Advisory committee releases report on Columbia's proposed expansion
by JAMAL WATSON
Amsterdam News Staff
Originally posted 8/12/2004
A group of community leaders has called on Columbia University to help generate affordable and low-income housing in the neighborhoods where the university has proposed to expand.
In a report released to Columbia's president, Lee C. Bollinger, members of the Columbia Advisory Committee (CAC), a 39-person task force of community, civic and business leaders, urged Bollinger to invest in creating affordable and low-income housing, as it plans to expand its campus into Manhattanville and West Harlem.
"The CAC recognizes that housing is not a core University activity. Nor is the University responsible for the growing crisis of affordable and low-income housing in New York City," reads the report, compiled by the committee who was appointed by Bollinger.
"However, given Columbia's substantial real-estate holdings, planned development and range of current construction projects, the University will have a profound economic and social impact within the Manhattanville footprint, and in surrounding communities."
Dorothy Desir, a resident of Central Harlem and a member of the advisory committee said that the university should pay close attention to issues of displacement and the impact of gentrification on neighborhood residents and small businesses in the Harlem and Manhattanville communities.
The expansion, which college officials say would likely pump some $3 billion dollars into the area and would employ thousands of workers to design and build projects, "doesn't have to have a corrosive effect," said Desir, who has watched as neighbors have feuded with college officials for years. "Columbia can expand and maintain the cultural legacy of Harlem," she added.
In addition to housing, the advisory committee has urged the university to maintain a commitment to community employment and developing open green spaces, even as it seeks to locate some of its existing departments to newer buildings off campus because of a shortage of campus space.
University officials have been working to acquire properties in the Manhattanville section, between 12th Avenue and Broadway, and have already closed deals on others. From the beginning, Columbia has proceeded cautiously, in part because of its contentious relationship with community residents that go back some forty years ago.

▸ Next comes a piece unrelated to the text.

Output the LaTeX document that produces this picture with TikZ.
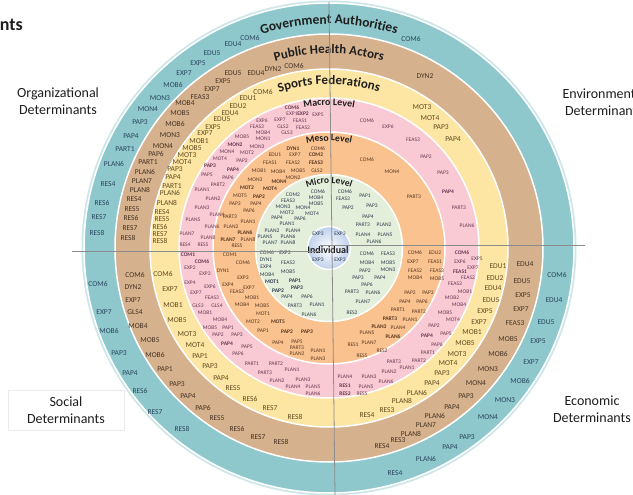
\documentclass[tikz,border=0pt]{standalone}
\usepackage{fontspec}
\setmainfont{Carlito}
\usetikzlibrary{decorations.text}
\definecolor{tealring}{RGB}{143,200,204}
\definecolor{tanring}{RGB}{214,177,141}
\definecolor{yellowring}{RGB}{253,229,163}
\definecolor{pinkring}{RGB}{250,202,212}
\definecolor{mesoring}{RGB}{249,194,143}
\definecolor{microring}{RGB}{227,238,219}
\definecolor{indring}{RGB}{190,208,236}
\definecolor{tealink}{RGB}{40,70,95}
\definecolor{tanink}{RGB}{70,50,35}
\definecolor{yellowink}{RGB}{95,75,30}
\definecolor{pinkink}{RGB}{100,55,80}
\definecolor{mesoink}{RGB}{90,55,30}
\definecolor{microink}{RGB}{45,60,75}
\definecolor{titleink}{RGB}{30,30,30}
\tikzstyle{ring} = [draw = white, line width = 1.5]
\tikzstyle{outcode} = [inner sep = 0, font = \fontsize{7.5}{8}\selectfont]
\tikzstyle{incode} = [inner sep = 0, font = \fontsize{5.5}{6}\selectfont]
\tikzstyle{corner} = [align = center, inner sep = 0,
  font = \fontsize{14}{17}\selectfont, text = titleink]
\tikzstyle{axis} = [draw = black!45, line width = 0.8]

\begin{document}
\begin{tikzpicture}[x = 1pt, y = -1pt]
      \clip (0, 0) rectangle (633, 495);
      \fill [white] (0, 0) rectangle (633, 495);
      % rings
      \coordinate (centre) at (329, 248);
      \fill [tealring!45] (centre) circle [radius = 247.5pt];
      \filldraw [ring, fill = tealring] (centre) circle [radius = 245pt];
      \filldraw [ring, fill = tanring] (centre) circle [radius = 214pt];
      \filldraw [ring, fill = yellowring] (centre) circle [radius = 179pt];
      \filldraw [ring, fill = pinkring] (centre) circle [radius = 150pt];
      \filldraw [ring, fill = mesoring] (centre) circle [radius = 116pt];
      \filldraw [ring, fill = microring] (centre) circle [radius = 73.5pt];
      \shadedraw [ring, inner color = white, outer color = indring]
        (centre) circle [radius = 21.5pt];

      % ring titles
      \path [decorate, decoration = {text along path, text align = center,
        text = {|\fontsize{13.5}{14}\selectfont\bfseries\color{titleink}|Government Authorities}}]
        ([shift = {(-150 : 224)}] centre) arc (-150 : -30 : 224);
      \path [decorate, decoration = {text along path, text align = center,
        text = {|\fontsize{13}{14}\selectfont\bfseries\color{titleink}|Public Health Actors}}]
        ([shift = {(-150 : 194.5)}] centre) arc (-150 : -30 : 194.5);
      \path [decorate, decoration = {text along path, text align = center,
        text = {|\fontsize{13}{14}\selectfont\bfseries\color{titleink}|Sports Federations}}]
        ([shift = {(-150 : 163.5)}] centre) arc (-150 : -30 : 163.5);
      \path [decorate, decoration = {text along path, text align = center,
        text = {|\fontsize{10}{11}\selectfont\bfseries\color{titleink}|Macro Level}}]
        ([shift = {(-150 : 142.5)}] centre) arc (-150 : -30 : 142.5);
      \path [decorate, decoration = {text along path, text align = center,
        text = {|\fontsize{9.6}{10}\selectfont\bfseries\color{titleink}|Meso Level}}]
        ([shift = {(-150 : 107)}] centre) arc (-150 : -30 : 107);
      \path [decorate, decoration = {text along path, text align = center,
        text = {|\fontsize{9.4}{10}\selectfont\bfseries\color{titleink}|Micro Level}}]
        ([shift = {(-150 : 64.5)}] centre) arc (-150 : -30 : 64.5);
      \node [inner sep = 0, font = \fontsize{10}{11}\selectfont\bfseries, text = titleink]
        (individual) at (328, 250) {Individual};

      % government authorities
      \foreach \x/\y/\t [count = \i] in {250/38/COM6, 233/44/EDU4, 212/53/EDU5,
        198/63/EXP5, 184/73/EXP7, 173/85/MOB6, 160/98/MON3, 148/109/MON4,
        140/122/PAP3, 131/136/PAP4, 125/149/PART1, 114/164/PLAN6, 108/184/RES4,
        102/203/RES6, 99/217/RES7, 97/233/RES8, 98/284/COM6, 104/312/EXP7,
        109/331/MOB6, 119/353/PAP3, 130/373/PAP4, 140/391/RES6, 155/412/RES7,
        182/429/RES8, 411/39/COM6, 557/275/COM6, 554/300/EDU4, 546/322/EDU5,
        538/341/EXP5, 531/362/EXP7, 520/381/MOB6, 505/400/MON3, 488/417/MON4,
        467/437/PAP3, 450/447/PAP4, 426/459/PLAN6, 395/473/RES4}
        \node [outcode, text = tealink] (gov-\i) at (\x, \y) {\t};

      % public health actors
      \foreach \x/\y/\t [count = \i] in {294/66/COM6, 273/69/DYN2, 256/73/EDU4,
        233/73/EDU5, 223/81/EXP5, 212/89/EXP7, 200/97/FEAS3, 185/103/MOB4,
        180/113/MOB5, 175/124/MOB6, 170/135/MON3, 163/146/MON4, 156/154/PAP6,
        148/162/PART1, 145/172/PLAN6, 142/181/PLAN7, 140/190/PLAN8, 134/199/RES4,
        132/209/RES5, 131/218/RES6, 130/228/RES7, 128/238/RES8, 135/275/COM6,
        133/287/DYN2, 133/300/EXP7, 135/312/GLS4, 138/326/MOB4, 150/340/MOB5,
        155/355/MOB6, 165/369/PAP1, 177/384/PAP3, 188/396/PAP4, 203/408/PAP6,
        217/418/RES5, 237/429/RES6, 258/437/RES7, 281/442/RES8, 425/76/DYN2,
        525/264/EDU4, 522/281/EDU5, 523/295/EXP5, 521/309/EXP7, 515/323/FEAS3,
        508/339/MOB5, 498/354/MOB6, 488/369/MON3, 476/383/MON4, 466/396/PAP3,
        452/407/PAP4, 435/416/PLAN6, 426/425/PLAN7, 411/434/PLAN8, 398/440/RES3,
        382/446/RES4}
        \node [outcode, text = tanink] (pha-\i) at (\x, \y) {\t};

      % sports federations
      \foreach \x/\y/\t [count = \i] in {263/92/COM6, 248/98/EDU1, 238/106/EDU2,
        230/113/EDU4, 222/119/EDU5, 213/127/EXP5, 205/133/EXP7, 199/141/MOB1,
        192/148/MOB5, 187/155/MOT3, 182/162/MOT4, 175/169/PAP3, 173/177/PAP4,
        172/186/PART1, 170/193/PLAN6, 167/203/PLAN8, 162/212/RES4, 162/219/RES5,
        160/227/RES6, 160/234/RES7, 160/241/RES8, 163/274/COM6, 170/289/EXP7,
        173/305/MOB1, 177/320/MOB5, 187/334/MOT3, 195/345/MOT4, 200/356/PAP1,
        210/366/PAP3, 221/378/PAP4, 233/388/RES5, 250/399/RES6, 270/408/RES7,
        295/417/RES8, 422/107/MOT3, 430/118/MOT4, 441/127/PAP3, 453/139/PAP4,
        498/266/EDU1, 495/278/EDU2, 493/288/EDU4, 491/300/EDU5, 485/311/EXP5,
        479/322/EXP7, 472/332/MOB1, 465/343/MOB5, 457/354/MOT3, 448/363/MOT4,
        442/373/PAP3, 432/383/PAP4, 417/393/PLAN6, 402/401/PLAN8, 387/410/RES3,
        367/415/RES4}
        \node [outcode, text = yellowink] (spf-\i) at (\x, \y) {\t};

      % macro level
      \foreach \x/\y/\t [count = \i] in {292/108/\textbf{COM6}, 292/114/EXP1,
        303/114/\textbf{EXP2}, 318/115/EXP5, 262/121/EXP6, 280/120/EXP7,
        300/121/FEAS1, 257/127/FEAS3, 283/127/GLS2, 303/128/FEAS2, 263/133/MOB4,
        287/133/GLS3, 242/137/MOB5, 263/139/MON1, 235/145/\textbf{MON2},
        257/147/MON3, 227/152/MON4, 247/153/MOT2, 220/159/MOT4, 242/161/PAP2,
        210/166/\textbf{PAP3}, 233/170/\textbf{PAP4}, 207/175/PAP5, 228/178/PAP6,
        218/185/PART2, 202/190/PLAN1, 213/199/PLAN2, 202/208/PLAN3, 217/215/PLAN4,
        193/220/PLAN5, 212/227/PLAN6, 187/234/PLAN7, 208/238/PLAN8, 185/245/RES4,
        203/245/RES5, 367/121/COM6, 388/127/EXP6, 413/140/FEAS3, 426/157/PAP2,
        443/173/PAP3, 448/192/\textbf{PAP4}, 459/208/PART3, 467/226/PLAN6,
        188/255/\textbf{COM1}, 202/262/\textbf{COM6}, 190/268/EXP2, 205/274/EXP3,
        190/283/EXP4, 210/287/EXP6, 196/293/EXP7, 212/298/FEAS3, 198/306/GLS3,
        217/306/GLS4, 205/313/MOB1, 220/320/MOB4, 210/328/MOB5, 228/328/PAP1,
        218/335/PAP2, 237/335/PAP3, 227/344/\textbf{PAP4}, 247/347/PAP5,
        238/354/PAP6, 252/364/PART1, 276/364/PART2, 265/373/PART3, 292/370/PLAN1,
        277/381/PLAN2, 303/380/PLAN3, 293/387/PLAN4, 313/387/PLAN5, 313/394/PLAN6,
        462/253/\textbf{COM6}, 477/259/EXP5, 460/262/EXP6, 473/268/EXP7,
        460/272/\textbf{FEAS1}, 468/278/FEAS2, 455/284/FEAS3, 465/292/MOB1,
        452/298/MOB2, 459/305/MOB4, 445/313/MOB5, 453/320/MOT4, 434/326/PAP2,
        427/336/\textbf{PAP4}, 446/334/PAP5, 437/345/PAP6, 428/353/PART1,
        419/361/PART2, 394/362/PART3, 407/368/PLAN1, 389/372/PLAN2, 369/377/PLAN3,
        345/377/PLAN4, 386/382/PLAN6, 366/387/PLAN5, 345/386/\textbf{RES1},
        345/394/\textbf{RES2}, 362/394/RES5}
        \node [incode, text = pinkink] (mac-\i) at (\x, \y) {\t};

      % meso level
      \foreach \x/\y/\t [count = \i] in {293/149/\textbf{DYN1}, 318/149/COM6,
        275/155/EDU1, 295/155/EXP7, 316/155/\textbf{COM2}, 270/163/FEAS1,
        293/163/FEAS2, 316/163/\textbf{FEAS3}, 259/171/MOB1, 278/172/MOB4,
        298/171/MOB5, 317/171/GLS2, 293/178/MON2, 255/180/MON3,
        279/182/\textbf{MON4}, 247/188/\textbf{MOT2}, 270/189/\textbf{MOT4},
        240/196/MOT5, 259/197/\textbf{PAP2}, 235/204/PAP3, 256/204/PAP4,
        249/211/PAP6, 230/217/PART3, 248/222/PLAN1, 231/227/PLAN2,
        245/233/\textbf{PLAN6}, 228/240/\textbf{PLAN7}, 248/240/PLAN8,
        237/246/RES5, 367/160/COM6, 392/172/MON4, 414/197/PART3, 230/255/COM1,
        243/263/COM6, 223/271/DYN1, 243/278/EXP3, 228/285/EXP4, 249/288/EXP7,
        237/292/FEAS3, 252/298/MOB1, 242/305/MOB4, 262/306/MOB5, 263/314/MOT1,
        253/322/MOT2, 278/322/\textbf{MOT5}, 263/331/PAP1, 287/332/\textbf{PAP2},
        307/332/\textbf{PAP3}, 278/343/PAP4, 297/342/PAP5, 297/348/PART3,
        297/354/PLAN2, 318/351/PLAN1, 318/359/PLAN3, 415/253/COM6, 435/253/EDU2,
        413/262/EXP7, 435/262/FEAS1, 415/271/FEAS2, 437/271/FEAS3, 415/278/MOB4,
        437/279/MOB5, 410/293/PAP2, 428/293/PAP3, 405/302/PAP4, 422/302/PAP6,
        398/310/PART1, 419/312/PART2, 390/319/\textbf{PART3}, 410/320/PLAN1,
        379/327/\textbf{PLAN3}, 398/328/PLAN4, 367/333/PLAN5,
        393/337/\textbf{PLAN6}, 369/343/PLAN7, 353/345/RES1, 382/351/RES2,
        362/356/RES5}
        \node [incode, text = mesoink] (mes-\i) at (\x, \y) {\t};

      % micro level
      \foreach \x/\y/\t [count = \i] in {293/195/COM2, 318/192/COM6,
        288/201/FEAS3, 316/198/MOB4, 316/204/MOB5, 283/207/MON3, 303/208/MON4,
        287/213/MOT2, 312/214/MOT4, 277/218/PAP4, 300/219/PAP6, 287/224/PLAN1,
        272/231/PLAN2, 293/231/PLAN4, 265/237/PLAN5, 288/237/PLAN6,
        270/243/PLAN7, 288/243/PLAN8, 345/192/COM6, 343/199/FEAS3, 365/196/PAP1,
        348/208/PAP2, 372/206/PAP3, 368/217/PAP4, 363/225/PART3, 384/225/PLAN2,
        363/235/PLAN4, 385/235/PLAN5, 374/242/PLAN6, 267/253/COM6, 285/253/EXP3,
        266/260/DYN1, 288/263/FEAS3, 266/267/EXP4, 288/272/MOB5, 267/275/MOB4,
        272/282/\textbf{MOT1}, 295/281/\textbf{PAP1}, 278/291/\textbf{PAP2},
        297/288/\textbf{PAP3}, 287/297/PAP4, 307/297/PAP6, 295/306/PART3,
        317/305/PLAN1, 309/315/PLAN6, 367/254/COM6, 388/254/FEAS3, 367/263/MOB4,
        388/263/MOB5, 365/271/PAP2, 388/270/MON3, 358/278/PAP3, 380/278/PAP4,
        367/285/PAP6, 352/292/PART3, 373/293/PLAN6, 363/302/PLAN7, 352/313/RES2}
        \node [incode, text = microink] (mic-\i) at (\x, \y) {\t};

      % individual
      \foreach \x/\y [count = \i] in {318/234, 340/234, 318/260, 340/260}
        \node [incode, text = microink] (ind-\i) at (\x, \y) {EXP3};

      % determinants
      \node [inner sep = 0, anchor = base east, text = titleink,
        font = \fontsize{18}{18}\selectfont\bfseries] (top-left) at (23, 31) {nts};
      \node [corner] (organizational) at (58, 101.5)
        {Organizational\\Determinants};
      \node [corner] (environmental) at (604, 102)
        {Environmental\\Determinants};
      \node [corner, draw = black!8, minimum width = 116, minimum height = 40]
        (social) at (66, 410) {Social\\Determinants};
      \node [corner] (economic) at (592, 409) {Economic\\Determinants};

      % axes
      \coordinate (west) at (72, 251);
      \coordinate (west-end) at (322, 251);
      \coordinate (east-end) at (320, 245);
      \coordinate (east) at (585, 245);
      \coordinate (north) at (329, 2);
      \coordinate (south) at (335, 495);
      \draw [axis] (west) -- (west-end);
      \draw [axis] (east-end) -- (east);
      \draw [axis] (north) -- (south);
    \end{tikzpicture}
\end{document}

This time around, Bollinger has personally courted political leaders, community boards and community activists, vowing to make Columbia's plans transparent. He's said that he wanted community input, a departure, community leaders say, from the university's isolationist stance in the past.
"He [Bollinger] has already established himself as a forward thinking person who has the guts to take a stand," said Desir, who said that Bollinger is sensitive to the issues that face communities of color, given his strong support for Affirmative Action during his tenure as president at the University of Michigan. "We see this an opportunity for real change."
If the project, which would likely house laboratories and studio and performance space for the arts, is approved, construction could begin on the first phase of the plan as early as next year. One million square feet of new and renovated space could be completed within 10 years of the approval. Officials are quick to point out that the overall development of the area would be done in phases over a 30-year period.
The Committee has called on the university to be environmentally sensitive during the construction phase and to design buildings that would not block views of the Hudson River on 125th Street.
But perhaps the most controversial recommendation that they've requested is a Memorandum of Understanding or Community Benefits Agreement, one that Columbia would enter into with the surrounding neighborhoods. The agreement, if adopted by Columbia, would prevent the university from reneging on any promises that it makes to the community.
"I think they really made a wonderful effort in putting this together," said Warren Whitlock, director of construction coordination at Columbia. "We are looking at the report. They make a lot of good points. Our challenge is to identify the things we already do and can improve on and the things that we haven't quite wrapped our arms around like affordable housing."
On the housing front, Whitlock said that college officials are "having conversations with experts in the field who are enlightening us," but almost everyone concedes that Columbia alone can not put a dent in a housing market that has exploded in recent years. Harlem, once considered undesirable by some, has become a final destination spot for many New Yorkers.
While the advisory committee's official role is now over, some members, like Joseph Wilson, a professor at Brooklyn's College's Graduate Center for Worker Education, says that continued oversight is needed in the months and years ahead.
Wilson, an alumnus of Columbia who co-edited the report, has encouraged Bollinger to keep the task force in place and has requested that the administration respond to the Committee's recommendations by mid-September.
"We got past all the egos and personal agendas and came out as a united front," said Wilson. The report, he said, is a "rallying flag to make sure that Columbia does the right thing."
Whitlock said that he was unsure if the college would retain the advisory committee on a formal basis, but added that the university will continue to discuss expansion plans with the community.
"We know we have to continue a dialogue with the community and we're going to do that," he said.